The _flushReshardingStateChanges command will stall the coordinator if the critical section is acquired by another thread after its initial check to see if the critical section since onShardVersionMismatch() blocks until the critical section is released.
Shards during a resharding operation also rely on refreshShardVersion() to be triggered after a new primary has stepped up for the DonorStateMachine and RecipientStateMachines to learn of a change to the coordinator's state.
The following events can cause a resharding operation to stall indefinitely waiting for _flushReshardingStateChanges to complete:
- A donor is killed before the coordinator transitions to kBlockingWrites
- The coordinator transitions to kBlockingWrites before a new primary steps up on the donor
- The coordinator tries to inform each DonorStateMachine that it is safe to acquire the critical section via the _flushReshardingStateChanges cmd
- The new primary on the donor steps up, and both recovery and _flushRoutingStateChanges cmd try to refresh the DonorStateMachine
- The _flushReshardingStateChanges thread checks to see if the critical section has been acquired, it hasn't yet, and calls onShardVersionMismatch()
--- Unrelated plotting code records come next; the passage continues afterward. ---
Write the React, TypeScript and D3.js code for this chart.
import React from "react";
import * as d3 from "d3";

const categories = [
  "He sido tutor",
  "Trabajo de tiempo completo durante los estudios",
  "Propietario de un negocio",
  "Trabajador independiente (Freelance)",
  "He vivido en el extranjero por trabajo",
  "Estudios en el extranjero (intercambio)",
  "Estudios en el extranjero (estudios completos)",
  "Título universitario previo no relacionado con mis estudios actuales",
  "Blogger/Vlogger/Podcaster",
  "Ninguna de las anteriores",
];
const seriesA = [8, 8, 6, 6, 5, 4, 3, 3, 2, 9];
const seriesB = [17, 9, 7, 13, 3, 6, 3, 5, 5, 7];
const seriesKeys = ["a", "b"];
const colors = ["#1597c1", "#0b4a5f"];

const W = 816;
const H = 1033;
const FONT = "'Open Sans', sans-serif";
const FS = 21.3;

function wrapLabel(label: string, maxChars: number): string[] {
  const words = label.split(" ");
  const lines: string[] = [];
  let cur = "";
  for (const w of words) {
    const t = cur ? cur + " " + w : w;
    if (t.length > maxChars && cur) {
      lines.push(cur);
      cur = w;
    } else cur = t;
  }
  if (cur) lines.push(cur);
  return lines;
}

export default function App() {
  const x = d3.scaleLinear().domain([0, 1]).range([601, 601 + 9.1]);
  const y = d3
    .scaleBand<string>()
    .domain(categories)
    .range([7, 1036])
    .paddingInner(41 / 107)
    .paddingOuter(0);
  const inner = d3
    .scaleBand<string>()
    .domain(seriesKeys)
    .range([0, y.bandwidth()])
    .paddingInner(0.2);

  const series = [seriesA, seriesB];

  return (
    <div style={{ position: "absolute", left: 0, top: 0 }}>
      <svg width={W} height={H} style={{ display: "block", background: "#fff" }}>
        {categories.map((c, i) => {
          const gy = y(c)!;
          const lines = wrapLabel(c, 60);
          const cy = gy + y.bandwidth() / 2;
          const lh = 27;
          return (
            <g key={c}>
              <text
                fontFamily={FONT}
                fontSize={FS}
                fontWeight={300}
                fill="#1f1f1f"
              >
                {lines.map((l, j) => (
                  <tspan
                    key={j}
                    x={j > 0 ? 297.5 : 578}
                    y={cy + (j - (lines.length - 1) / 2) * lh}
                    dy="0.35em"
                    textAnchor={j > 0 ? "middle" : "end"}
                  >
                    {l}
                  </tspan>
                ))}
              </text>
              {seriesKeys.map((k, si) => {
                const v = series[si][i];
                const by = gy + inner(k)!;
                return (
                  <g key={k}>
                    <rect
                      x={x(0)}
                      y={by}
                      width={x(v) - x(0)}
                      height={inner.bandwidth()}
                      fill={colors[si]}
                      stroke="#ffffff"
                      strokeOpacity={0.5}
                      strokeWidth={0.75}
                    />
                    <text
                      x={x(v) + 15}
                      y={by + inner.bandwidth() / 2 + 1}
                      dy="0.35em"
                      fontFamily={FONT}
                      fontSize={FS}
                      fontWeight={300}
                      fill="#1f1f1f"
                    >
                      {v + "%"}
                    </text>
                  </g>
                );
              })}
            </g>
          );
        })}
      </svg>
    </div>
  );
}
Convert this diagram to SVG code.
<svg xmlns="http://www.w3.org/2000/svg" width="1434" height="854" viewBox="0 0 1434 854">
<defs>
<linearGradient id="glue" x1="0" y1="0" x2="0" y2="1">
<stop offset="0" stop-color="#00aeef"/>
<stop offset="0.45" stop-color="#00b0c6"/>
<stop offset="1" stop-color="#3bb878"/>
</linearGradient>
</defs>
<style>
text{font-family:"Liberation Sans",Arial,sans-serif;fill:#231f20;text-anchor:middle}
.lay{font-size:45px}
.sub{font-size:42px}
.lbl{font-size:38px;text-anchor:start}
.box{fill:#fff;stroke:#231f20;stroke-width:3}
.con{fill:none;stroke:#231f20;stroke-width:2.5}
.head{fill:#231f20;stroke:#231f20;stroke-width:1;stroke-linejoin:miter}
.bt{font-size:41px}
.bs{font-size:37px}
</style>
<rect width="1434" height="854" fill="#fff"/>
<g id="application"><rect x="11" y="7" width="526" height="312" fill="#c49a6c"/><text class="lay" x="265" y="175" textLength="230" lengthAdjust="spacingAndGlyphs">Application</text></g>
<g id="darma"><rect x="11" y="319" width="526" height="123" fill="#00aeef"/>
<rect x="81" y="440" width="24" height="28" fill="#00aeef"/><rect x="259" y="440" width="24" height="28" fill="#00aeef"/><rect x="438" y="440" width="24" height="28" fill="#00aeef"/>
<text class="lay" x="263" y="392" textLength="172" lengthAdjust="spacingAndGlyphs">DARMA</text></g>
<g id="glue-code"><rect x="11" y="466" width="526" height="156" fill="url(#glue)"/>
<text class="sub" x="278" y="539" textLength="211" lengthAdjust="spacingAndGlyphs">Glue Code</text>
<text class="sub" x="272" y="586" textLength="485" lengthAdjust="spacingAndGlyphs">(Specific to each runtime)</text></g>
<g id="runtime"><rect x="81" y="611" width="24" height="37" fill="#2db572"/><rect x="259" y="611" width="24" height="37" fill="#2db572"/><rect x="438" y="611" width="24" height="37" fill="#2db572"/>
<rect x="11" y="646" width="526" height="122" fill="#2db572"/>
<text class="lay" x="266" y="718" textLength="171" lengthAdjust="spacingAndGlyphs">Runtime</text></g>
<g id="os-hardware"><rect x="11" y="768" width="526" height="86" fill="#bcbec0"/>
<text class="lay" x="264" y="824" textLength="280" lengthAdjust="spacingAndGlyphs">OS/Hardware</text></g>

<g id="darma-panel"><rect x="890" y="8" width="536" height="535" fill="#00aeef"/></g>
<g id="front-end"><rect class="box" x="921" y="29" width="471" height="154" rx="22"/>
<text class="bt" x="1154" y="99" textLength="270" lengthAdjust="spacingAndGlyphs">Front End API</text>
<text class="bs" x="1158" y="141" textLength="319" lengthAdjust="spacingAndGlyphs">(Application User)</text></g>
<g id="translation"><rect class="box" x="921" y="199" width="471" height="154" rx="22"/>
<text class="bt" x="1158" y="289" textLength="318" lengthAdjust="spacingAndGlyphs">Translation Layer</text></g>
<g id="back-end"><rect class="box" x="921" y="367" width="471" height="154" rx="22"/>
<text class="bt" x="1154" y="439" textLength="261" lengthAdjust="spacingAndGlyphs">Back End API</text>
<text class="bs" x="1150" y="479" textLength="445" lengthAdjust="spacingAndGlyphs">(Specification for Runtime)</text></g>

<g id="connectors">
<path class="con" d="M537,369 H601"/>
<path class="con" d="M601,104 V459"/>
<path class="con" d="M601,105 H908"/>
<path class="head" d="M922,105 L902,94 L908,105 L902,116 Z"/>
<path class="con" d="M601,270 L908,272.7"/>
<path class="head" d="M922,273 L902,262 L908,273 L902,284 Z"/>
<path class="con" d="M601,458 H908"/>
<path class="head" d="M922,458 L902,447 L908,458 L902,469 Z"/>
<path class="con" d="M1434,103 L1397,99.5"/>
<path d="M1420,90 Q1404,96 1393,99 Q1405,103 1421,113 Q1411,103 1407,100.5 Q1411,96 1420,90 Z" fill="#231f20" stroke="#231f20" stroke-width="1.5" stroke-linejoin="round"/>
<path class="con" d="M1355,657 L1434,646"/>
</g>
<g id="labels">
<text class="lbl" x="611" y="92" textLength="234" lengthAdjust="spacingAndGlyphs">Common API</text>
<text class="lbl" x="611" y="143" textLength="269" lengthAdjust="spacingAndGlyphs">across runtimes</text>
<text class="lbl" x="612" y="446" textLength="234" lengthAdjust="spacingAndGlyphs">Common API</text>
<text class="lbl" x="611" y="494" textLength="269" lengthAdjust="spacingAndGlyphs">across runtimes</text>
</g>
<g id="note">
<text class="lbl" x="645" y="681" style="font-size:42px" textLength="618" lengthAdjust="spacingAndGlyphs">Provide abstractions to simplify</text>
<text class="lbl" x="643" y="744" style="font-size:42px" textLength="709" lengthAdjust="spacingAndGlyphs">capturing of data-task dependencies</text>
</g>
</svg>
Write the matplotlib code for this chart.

- The recovery thread also triggers onShardVersionMismatch(), beats the _flushReshardingStateChanges thread, and refreshes the DonorStateMachine which then acquires the critical section
- _flushReshardingStateChanges thread reaches a second check to see if the critical section is engaged, it is (thanks to the recovery thread), and the _flushReshardingStateChanges thread is blocked until the DonorStateMachine releases the critical section
- The DonorStateMachine can't release the critical section until the coordinator transitions to kCommitting/kAborting and the coordinator cannot make it past _tellAllDonorsToRefresh until the _flushReshardingStateChanges command completes.